The digitization of all aspects of business is gathering pace. Everything from customer management to inventory management is going digital. IDC estimates that by end of 2018, spending on Digital Transformation will hit 1.2 Trillion USD. With that sort of investment, the pace of transformation will be very rapid, and that in turn will put stress on the digital infrastructure, including the processes and systems which secure the digital infrastructure. With a larger and more exposed infrastructure, the attack surface will grow exponentially too. Securing this infrastructure will tax the ingenuity of security professionals and calls for a completely different approach to security – enter Zero-Trust!
Diminishing Perimeter Security
As mentioned earlier, the perimeter is of limited efficacy when nearly half of the workload (and increasing) is residing outside it. Not only do critical assets like data and devices now reside outside the fortified perimeter, but workers are increasingly accessing these resources from outside the perimeter. A
study by IWG revealed that 70% of the workforce globally access company resources from outside the perimeter at least once a week.
While this does not mean that the perimeter is dead, perimeter-based defences certainly are inadequate in the scary new world. Securing the network infrastructure via ports and protocols and imposing a level of trust on the network no longer works. Security should move up to the application layer. As digital transformation gathers pace, companies are increasing their digital interactions with their partners, vendors, suppliers, and subsidiaries, further loosening the tight perimeter control that existed before. This further increases the attack surface.
Increasing Sophistication of Attacks
Coupled with the weakening of the perimeter and a huge increase in the attack surface, there is another serious threat that is a business driver for Zero Trust: an increasingly sophisticated malware ecosystem. Malware is now being delivered via the network in addition to the traditional vehicles of drive-by, email-borne, and media-borne malware. Wannacry and NotPetya, for instance, were self-propagating and all they needed was an unpatched computer. The scale and sophistication of these attacks mean that they can persist for several years.
The worming ability of these self-propagating malware along with their long persistence cycle in organization computers needs a granular level of segmentation to contain them.
Malware have evolved to evade sandboxes, exhibiting benign behaviour is sandboxes by a variety of evasion techniques. For example, there is ‘split’ malware, with each individual executable behaving normally when tested individually, but turning into malware when combined. Another example is the ‘document_close’ triggered macros, which evade sandboxes because sandboxes seldom test what happens when a document is closed, and this variety of malware use the document_close event to trigger themselves.
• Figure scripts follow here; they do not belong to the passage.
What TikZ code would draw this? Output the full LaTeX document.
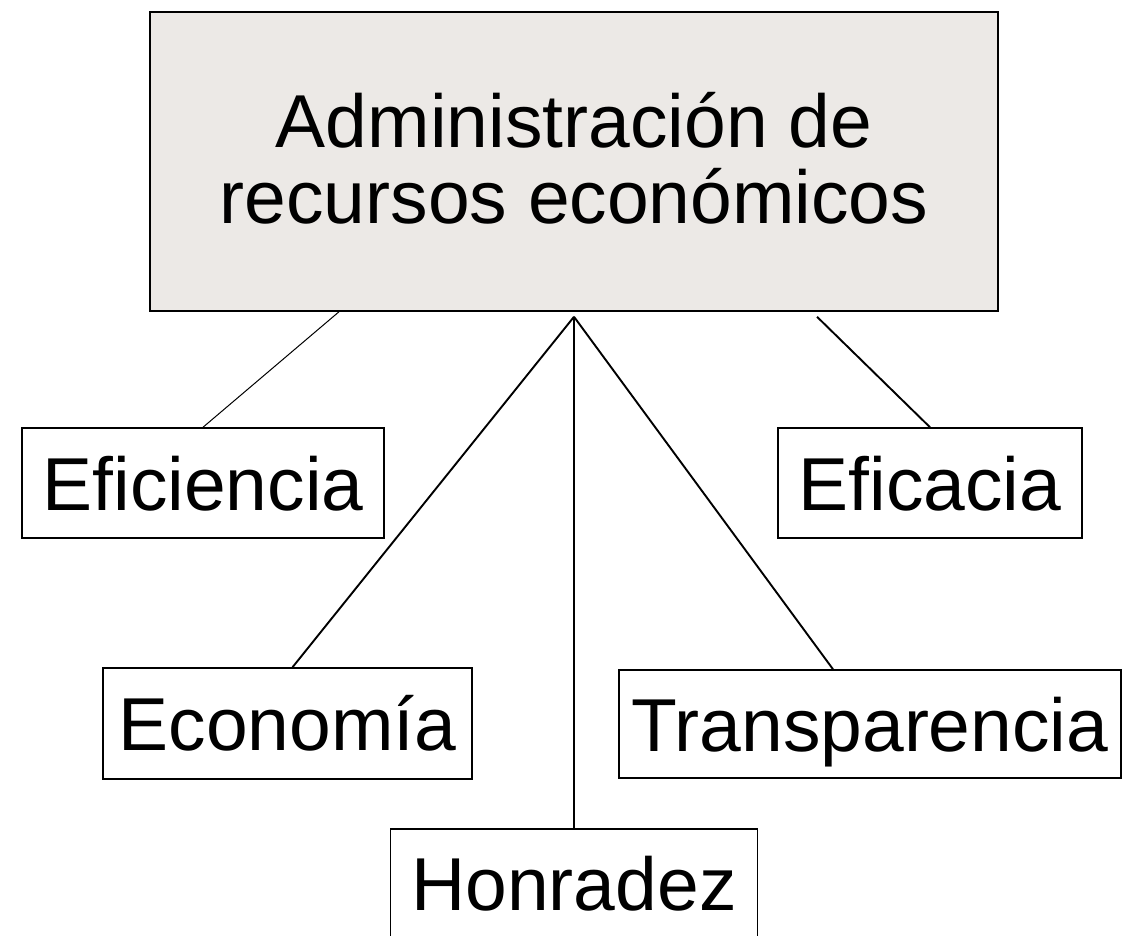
\documentclass[tikz,border=0pt]{standalone}
\usepackage{fontspec}
\setmainfont{Liberation Sans}
\usepackage{tikz}
\usetikzlibrary{positioning,calc}
\definecolor{topfill}{RGB}{236,233,230}
\tikzset{box/.style={draw,line width=1.5pt,inner sep=0pt,text height=54pt,text depth=0pt,
                     font=\fontsize{75}{76}\selectfont},
         topbox/.style={box,fill=topfill,align=center,text height=130pt,text depth=7pt},
         edge/.style={-, line width=1.9pt},
         thinedge/.style={-, line width=1pt}
}

\begin{document}
\begin{tikzpicture}[x=1pt,y=-1pt]
       \useasboundingbox (0,0) rectangle (1125,935);
       \node[topbox, minimum width=848pt, minimum height=299pt] (top) at (574,161.5)
            {Administración de\\recursos económicos};
       \node[box, minimum width=362pt, minimum height=110pt] (efic) at (203,483) {Eficiencia};
       \node[box, minimum width=304pt, minimum height=110pt] (efica) at (930,483) {Eficacia};
       \node[box, minimum width=369pt, minimum height=111pt] (econ) at (287.5,723.5) {Economía};
       \node[box, minimum width=502pt, minimum height=108pt] (transp) at (870,724) {Transparencia};
       \node[box, minimum width=367pt, minimum height=108pt] (honr) at (574,883) {Honradez};
       \coordinate (hub) at ([yshift=-5pt]top.south);
       \draw[thinedge] ([xshift=-235pt]top.south) -- (efic.north);
       \draw[edge] ([xshift=243pt,yshift=-5pt]top.south) -- (efica.north);
       \draw[edge] (hub) -- ([xshift=5pt]econ.north);
       \draw[edge] (hub) -- (honr.north);
       \draw[edge] (hub) -- ([xshift=-37pt]transp.north);
     \end{tikzpicture}
\end{document}
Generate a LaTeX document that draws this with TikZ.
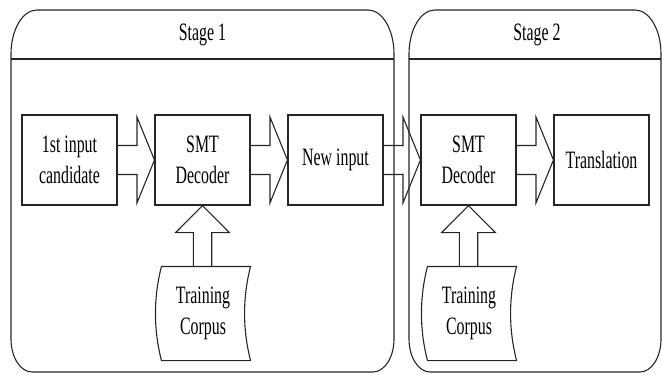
\documentclass[tikz,border=0pt]{standalone}
\usepackage{fontspec}
\setmainfont[FakeStretch=0.635]{Liberation Serif}
\usetikzlibrary{calc}

\tikzset{
  box/.style={draw, minimum width=47.5pt, minimum height=45pt, inner sep=0pt, align=center},
  corpus/.style={minimum width=44pt, minimum height=46.5pt, inner sep=0pt, align=center},
  stagelabel/.style={inner sep=0pt},
  blockarrow/.style={draw},
}

% block arrow between two boxes side by side
\newcommand{\harrow}[2]{%
  \draw[blockarrow] ($(#1.east)+(0,-14.5)$) -- ($(#2.west)+(-17.5,-14.5)$)
    -- ($(#2.west)+(-17.5,-43)$) -- (#2.west) -- ($(#2.west)+(-17.5,43)$)
    -- ($(#2.west)+(-17.5,14.5)$) -- ($(#1.east)+(0,14.5)$);}
% block arrow going up from a corpus to a decoder
\newcommand{\varrow}[2]{%
  \draw[blockarrow] ($(#2.south |- #1.north)+(-9.2,0)$) -- ($(#2.south)+(-9.2,27)$)
    -- ($(#2.south)+(-26.8,27)$) -- (#2.south) -- ($(#2.south)+(26.8,27)$)
    -- ($(#2.south)+(9.2,27)$) -- ($(#2.south |- #1.north)+(9.2,0)$);}
% outline of a corpus (sides bent to the left), text sits a little left of middle
\newcommand{\corpusshape}[1]{%
  \draw ($(#1.north west)+(3,0)$) -- ($(#1.north east)+(3,0)$)
    .. controls ($(#1.north east)+(-5,31)$) and ($(#1.south east)+(-5,-31)$) .. ($(#1.south east)+(3,0)$)
    -- ($(#1.south west)+(3,0)$)
    .. controls ($(#1.south west)+(-5,-31)$) and ($(#1.north west)+(-5,31)$) .. cycle;}
% frame of a stage
\newcommand{\stageframe}[4]{%
  \draw (#1,#2+44) .. controls (#1,#2+19.7) and (#1+11.6,#2) .. (#1+26,#2)
    -- (#3-26,#2) .. controls (#3-11.6,#2) and (#3,#2+19.7) .. (#3,#2+44)
    -- (#3,#4-33) .. controls (#3,#4-14.8) and (#3-9.4,#4) .. (#3-21,#4)
    -- (#1+21,#4) .. controls (#1+9.4,#4) and (#1,#4-14.8) .. (#1,#4-33) -- cycle;}

\begin{document}
\begin{tikzpicture}[x=0.5pt,y=-0.5pt,line width=0.55pt,draw=black!85,
  font=\fontsize{12.5}{15.5}\selectfont]
\useasboundingbox (0,0) rectangle (662,374);
% stages
\stageframe{11}{10}{394}{372}
\draw (11,59) -- (394,59);
\node[stagelabel] (stage1) at (202.5,35) {Stage 1};
\stageframe{409}{10}{661}{372}
\draw (409,59) -- (661,59);
\node[stagelabel] (stage2) at (537,35) {Stage 2};
% boxes
\node[box] (input) at (69.5,160) {1st input\\candidate};
\node[box] (dec1) at (202.5,160) {SMT\\Decoder};
\node[box] (newin) at (335.5,160) {New input};
\node[box] (dec2) at (468.5,160) {SMT\\Decoder};
\node[box] (trans) at (601.5,160) {Translation};
\node[corpus] (corp1) at (203,313.5) {Training\\Corpus};
\node[corpus] (corp2) at (469,313.5) {Training\\Corpus};
\corpusshape{corp1}
\corpusshape{corp2}
% arrows
\harrow{input}{dec1}
\harrow{dec1}{newin}
\harrow{newin}{dec2}
\harrow{dec2}{trans}
\varrow{corp1}{dec1}
\varrow{corp2}{dec2}
\end{tikzpicture}
\end{document}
Malware are increasingly using encrypted and legitimate channels like Drobox as their command and control channels (C&C), and it is greatly hampering security professionals’ ability to detect and neutralize C&C systems of malware.
Conclusion
The use of cryptography in C&C calls for a high level of visibility, analytics, artificial intelligence and machine learning to detect malware communications.
Micro-segmentation down to machine levels and even process levels may be required to assure a level of safety. This calls for a wholistic security solution encompassing user access control, device control, highly granular segmentation, deep vsibility and analytics, and in critical cases, even process lockdown if true zero trust security has to be achieved.